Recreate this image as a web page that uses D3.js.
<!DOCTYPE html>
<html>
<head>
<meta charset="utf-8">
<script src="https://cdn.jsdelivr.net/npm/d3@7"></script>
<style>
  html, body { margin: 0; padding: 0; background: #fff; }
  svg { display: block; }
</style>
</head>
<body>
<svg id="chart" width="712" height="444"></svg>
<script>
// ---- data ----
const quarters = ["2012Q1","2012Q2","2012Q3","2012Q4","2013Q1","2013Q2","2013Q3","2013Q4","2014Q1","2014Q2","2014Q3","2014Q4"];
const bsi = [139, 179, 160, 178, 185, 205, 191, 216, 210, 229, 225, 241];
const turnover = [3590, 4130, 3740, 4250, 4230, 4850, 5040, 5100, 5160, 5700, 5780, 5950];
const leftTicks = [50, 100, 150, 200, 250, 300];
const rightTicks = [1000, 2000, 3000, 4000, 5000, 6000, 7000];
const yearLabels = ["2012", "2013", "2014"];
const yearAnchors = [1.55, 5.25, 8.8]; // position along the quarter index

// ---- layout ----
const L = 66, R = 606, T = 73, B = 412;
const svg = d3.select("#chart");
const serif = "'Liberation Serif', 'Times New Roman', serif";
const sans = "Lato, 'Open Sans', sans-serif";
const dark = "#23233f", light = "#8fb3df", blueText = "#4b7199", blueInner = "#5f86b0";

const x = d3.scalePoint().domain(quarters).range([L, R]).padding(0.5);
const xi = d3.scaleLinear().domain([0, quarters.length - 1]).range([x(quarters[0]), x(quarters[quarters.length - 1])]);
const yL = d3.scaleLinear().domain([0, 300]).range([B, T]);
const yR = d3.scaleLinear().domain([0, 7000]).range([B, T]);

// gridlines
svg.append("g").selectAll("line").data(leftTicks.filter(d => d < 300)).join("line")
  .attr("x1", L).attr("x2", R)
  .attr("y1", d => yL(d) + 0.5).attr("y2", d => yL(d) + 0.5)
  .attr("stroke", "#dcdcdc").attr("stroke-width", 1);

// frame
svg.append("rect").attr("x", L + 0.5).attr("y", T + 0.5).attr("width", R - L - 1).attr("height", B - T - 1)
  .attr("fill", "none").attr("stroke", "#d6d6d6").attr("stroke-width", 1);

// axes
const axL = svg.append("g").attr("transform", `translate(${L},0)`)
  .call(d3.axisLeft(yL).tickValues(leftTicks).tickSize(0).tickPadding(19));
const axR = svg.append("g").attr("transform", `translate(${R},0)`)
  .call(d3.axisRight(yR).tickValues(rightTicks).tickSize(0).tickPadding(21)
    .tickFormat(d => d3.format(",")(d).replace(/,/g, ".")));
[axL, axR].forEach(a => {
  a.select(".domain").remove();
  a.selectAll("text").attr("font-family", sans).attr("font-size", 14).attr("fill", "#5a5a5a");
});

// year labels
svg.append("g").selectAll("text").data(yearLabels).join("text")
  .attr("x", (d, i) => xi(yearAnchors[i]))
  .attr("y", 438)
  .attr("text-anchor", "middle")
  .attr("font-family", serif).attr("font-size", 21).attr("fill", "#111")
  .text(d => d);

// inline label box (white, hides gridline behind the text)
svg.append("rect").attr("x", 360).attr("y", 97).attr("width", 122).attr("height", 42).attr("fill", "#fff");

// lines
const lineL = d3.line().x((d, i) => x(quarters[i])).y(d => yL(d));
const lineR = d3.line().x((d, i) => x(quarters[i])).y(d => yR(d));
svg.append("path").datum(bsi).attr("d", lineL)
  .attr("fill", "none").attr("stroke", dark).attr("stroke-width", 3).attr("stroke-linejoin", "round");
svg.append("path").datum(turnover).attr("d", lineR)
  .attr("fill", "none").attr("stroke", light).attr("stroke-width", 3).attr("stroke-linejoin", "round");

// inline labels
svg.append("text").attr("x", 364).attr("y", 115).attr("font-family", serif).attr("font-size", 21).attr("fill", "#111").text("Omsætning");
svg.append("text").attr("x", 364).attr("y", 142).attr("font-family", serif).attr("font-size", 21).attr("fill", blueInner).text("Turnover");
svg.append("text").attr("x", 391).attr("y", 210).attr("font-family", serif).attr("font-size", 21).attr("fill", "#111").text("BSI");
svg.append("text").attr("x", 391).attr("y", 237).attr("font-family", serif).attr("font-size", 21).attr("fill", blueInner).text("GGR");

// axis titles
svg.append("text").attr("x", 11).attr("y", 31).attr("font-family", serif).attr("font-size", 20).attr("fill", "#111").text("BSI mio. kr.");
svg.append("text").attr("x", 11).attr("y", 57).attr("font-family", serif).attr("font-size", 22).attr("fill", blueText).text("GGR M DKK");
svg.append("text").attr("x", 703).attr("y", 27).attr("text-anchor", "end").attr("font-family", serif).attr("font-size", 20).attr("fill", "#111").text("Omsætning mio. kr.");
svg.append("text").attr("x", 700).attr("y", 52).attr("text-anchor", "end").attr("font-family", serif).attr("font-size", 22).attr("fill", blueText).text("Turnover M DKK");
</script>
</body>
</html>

○ ○ ○ ○

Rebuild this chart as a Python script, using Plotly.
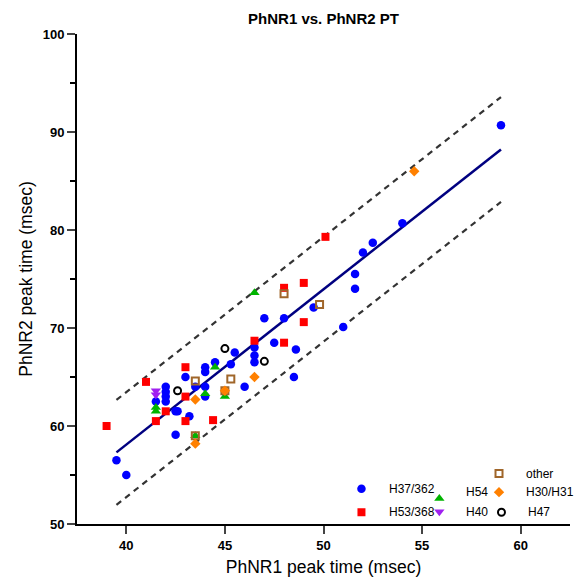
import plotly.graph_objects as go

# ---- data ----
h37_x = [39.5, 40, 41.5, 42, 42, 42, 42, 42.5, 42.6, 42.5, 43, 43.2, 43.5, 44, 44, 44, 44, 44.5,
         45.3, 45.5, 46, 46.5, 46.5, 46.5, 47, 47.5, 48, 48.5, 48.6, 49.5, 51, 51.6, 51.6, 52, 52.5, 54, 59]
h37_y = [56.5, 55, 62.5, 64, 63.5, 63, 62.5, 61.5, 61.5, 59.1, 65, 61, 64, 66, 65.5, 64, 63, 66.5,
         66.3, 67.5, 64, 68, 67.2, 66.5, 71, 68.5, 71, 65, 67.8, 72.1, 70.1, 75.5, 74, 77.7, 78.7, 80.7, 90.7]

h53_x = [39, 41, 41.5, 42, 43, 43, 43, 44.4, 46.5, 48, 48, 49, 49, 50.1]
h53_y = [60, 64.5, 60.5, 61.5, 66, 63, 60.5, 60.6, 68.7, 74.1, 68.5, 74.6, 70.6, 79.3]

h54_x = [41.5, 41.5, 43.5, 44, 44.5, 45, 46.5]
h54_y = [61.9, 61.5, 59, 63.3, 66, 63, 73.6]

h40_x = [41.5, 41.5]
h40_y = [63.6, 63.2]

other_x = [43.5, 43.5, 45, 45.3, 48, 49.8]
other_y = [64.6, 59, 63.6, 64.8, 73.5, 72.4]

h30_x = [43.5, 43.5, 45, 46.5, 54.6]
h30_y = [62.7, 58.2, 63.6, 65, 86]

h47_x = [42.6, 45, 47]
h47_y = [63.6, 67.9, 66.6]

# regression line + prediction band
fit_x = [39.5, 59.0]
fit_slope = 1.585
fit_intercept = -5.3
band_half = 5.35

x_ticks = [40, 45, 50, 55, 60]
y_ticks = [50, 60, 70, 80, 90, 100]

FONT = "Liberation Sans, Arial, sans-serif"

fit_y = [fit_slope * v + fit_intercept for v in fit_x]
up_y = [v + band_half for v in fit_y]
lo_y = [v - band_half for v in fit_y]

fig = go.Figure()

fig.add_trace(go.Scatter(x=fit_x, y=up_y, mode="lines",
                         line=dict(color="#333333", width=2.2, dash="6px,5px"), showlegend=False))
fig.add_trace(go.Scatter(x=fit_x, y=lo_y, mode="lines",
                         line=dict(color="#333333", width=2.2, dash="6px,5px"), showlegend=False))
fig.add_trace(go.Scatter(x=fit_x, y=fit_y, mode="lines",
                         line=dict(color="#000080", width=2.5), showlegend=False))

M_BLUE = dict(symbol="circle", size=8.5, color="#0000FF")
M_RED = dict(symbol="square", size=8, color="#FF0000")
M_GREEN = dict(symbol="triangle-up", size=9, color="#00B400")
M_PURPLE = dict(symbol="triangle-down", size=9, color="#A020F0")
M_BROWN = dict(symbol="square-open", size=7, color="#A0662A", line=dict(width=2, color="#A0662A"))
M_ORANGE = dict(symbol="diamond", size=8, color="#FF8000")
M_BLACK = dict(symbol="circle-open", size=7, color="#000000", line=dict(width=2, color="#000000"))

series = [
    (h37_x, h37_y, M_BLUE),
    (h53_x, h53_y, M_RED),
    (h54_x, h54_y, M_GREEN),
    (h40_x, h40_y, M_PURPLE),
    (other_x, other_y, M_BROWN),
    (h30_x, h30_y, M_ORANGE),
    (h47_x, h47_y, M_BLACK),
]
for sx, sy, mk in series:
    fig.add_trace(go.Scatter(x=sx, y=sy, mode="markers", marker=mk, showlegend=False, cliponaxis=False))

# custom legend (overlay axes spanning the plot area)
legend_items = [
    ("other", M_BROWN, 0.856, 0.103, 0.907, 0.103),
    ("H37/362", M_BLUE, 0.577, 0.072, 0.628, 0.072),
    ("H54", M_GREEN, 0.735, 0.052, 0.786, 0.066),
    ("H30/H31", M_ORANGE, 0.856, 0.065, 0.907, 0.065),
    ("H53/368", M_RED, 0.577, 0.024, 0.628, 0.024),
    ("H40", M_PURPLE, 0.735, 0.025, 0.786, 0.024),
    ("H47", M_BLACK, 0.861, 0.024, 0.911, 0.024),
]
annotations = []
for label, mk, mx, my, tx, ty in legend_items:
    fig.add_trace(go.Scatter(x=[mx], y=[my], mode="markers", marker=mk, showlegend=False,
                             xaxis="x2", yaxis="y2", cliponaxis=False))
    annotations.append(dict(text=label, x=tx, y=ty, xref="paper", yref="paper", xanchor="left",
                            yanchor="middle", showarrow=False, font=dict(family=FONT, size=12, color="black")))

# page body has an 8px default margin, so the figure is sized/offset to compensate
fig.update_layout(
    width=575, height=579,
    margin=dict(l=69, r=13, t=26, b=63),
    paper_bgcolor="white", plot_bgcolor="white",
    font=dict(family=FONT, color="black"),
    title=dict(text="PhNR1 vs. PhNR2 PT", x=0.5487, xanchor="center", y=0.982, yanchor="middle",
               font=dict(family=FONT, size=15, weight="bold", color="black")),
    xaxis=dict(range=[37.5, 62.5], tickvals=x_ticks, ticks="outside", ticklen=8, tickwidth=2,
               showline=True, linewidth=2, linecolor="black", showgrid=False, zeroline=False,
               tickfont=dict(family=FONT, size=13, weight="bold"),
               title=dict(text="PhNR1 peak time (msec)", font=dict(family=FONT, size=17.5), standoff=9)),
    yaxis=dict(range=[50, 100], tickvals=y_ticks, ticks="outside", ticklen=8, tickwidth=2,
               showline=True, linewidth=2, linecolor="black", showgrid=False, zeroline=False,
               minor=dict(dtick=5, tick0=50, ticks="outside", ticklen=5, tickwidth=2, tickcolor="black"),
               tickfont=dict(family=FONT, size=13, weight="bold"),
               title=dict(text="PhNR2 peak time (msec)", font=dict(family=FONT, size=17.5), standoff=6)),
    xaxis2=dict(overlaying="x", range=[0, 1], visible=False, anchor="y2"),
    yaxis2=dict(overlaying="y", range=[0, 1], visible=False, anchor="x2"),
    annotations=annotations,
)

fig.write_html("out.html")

○ ○ ○ ○

## EXERCISE OBJECTIVE
Pictures do not belong in the copy. Reproduce exactly the lines from the one with "Rebuild this chart" to the one with "other_y = [64.6, 59, 63.6, 64.8, 73.5, 72.4]", both lines included.

## OUTPUT OF THE EXERCISE
Rebuild this chart as a Python script, using Plotly.
import plotly.graph_objects as go

# ---- data ----
h37_x = [39.5, 40, 41.5, 42, 42, 42, 42, 42.5, 42.6, 42.5, 43, 43.2, 43.5, 44, 44, 44, 44, 44.5,
         45.3, 45.5, 46, 46.5, 46.5, 46.5, 47, 47.5, 48, 48.5, 48.6, 49.5, 51, 51.6, 51.6, 52, 52.5, 54, 59]
h37_y = [56.5, 55, 62.5, 64, 63.5, 63, 62.5, 61.5, 61.5, 59.1, 65, 61, 64, 66, 65.5, 64, 63, 66.5,
         66.3, 67.5, 64, 68, 67.2, 66.5, 71, 68.5, 71, 65, 67.8, 72.1, 70.1, 75.5, 74, 77.7, 78.7, 80.7, 90.7]

h53_x = [39, 41, 41.5, 42, 43, 43, 43, 44.4, 46.5, 48, 48, 49, 49, 50.1]
h53_y = [60, 64.5, 60.5, 61.5, 66, 63, 60.5, 60.6, 68.7, 74.1, 68.5, 74.6, 70.6, 79.3]

h54_x = [41.5, 41.5, 43.5, 44, 44.5, 45, 46.5]
h54_y = [61.9, 61.5, 59, 63.3, 66, 63, 73.6]

h40_x = [41.5, 41.5]
h40_y = [63.6, 63.2]

other_x = [43.5, 43.5, 45, 45.3, 48, 49.8]
other_y = [64.6, 59, 63.6, 64.8, 73.5, 72.4]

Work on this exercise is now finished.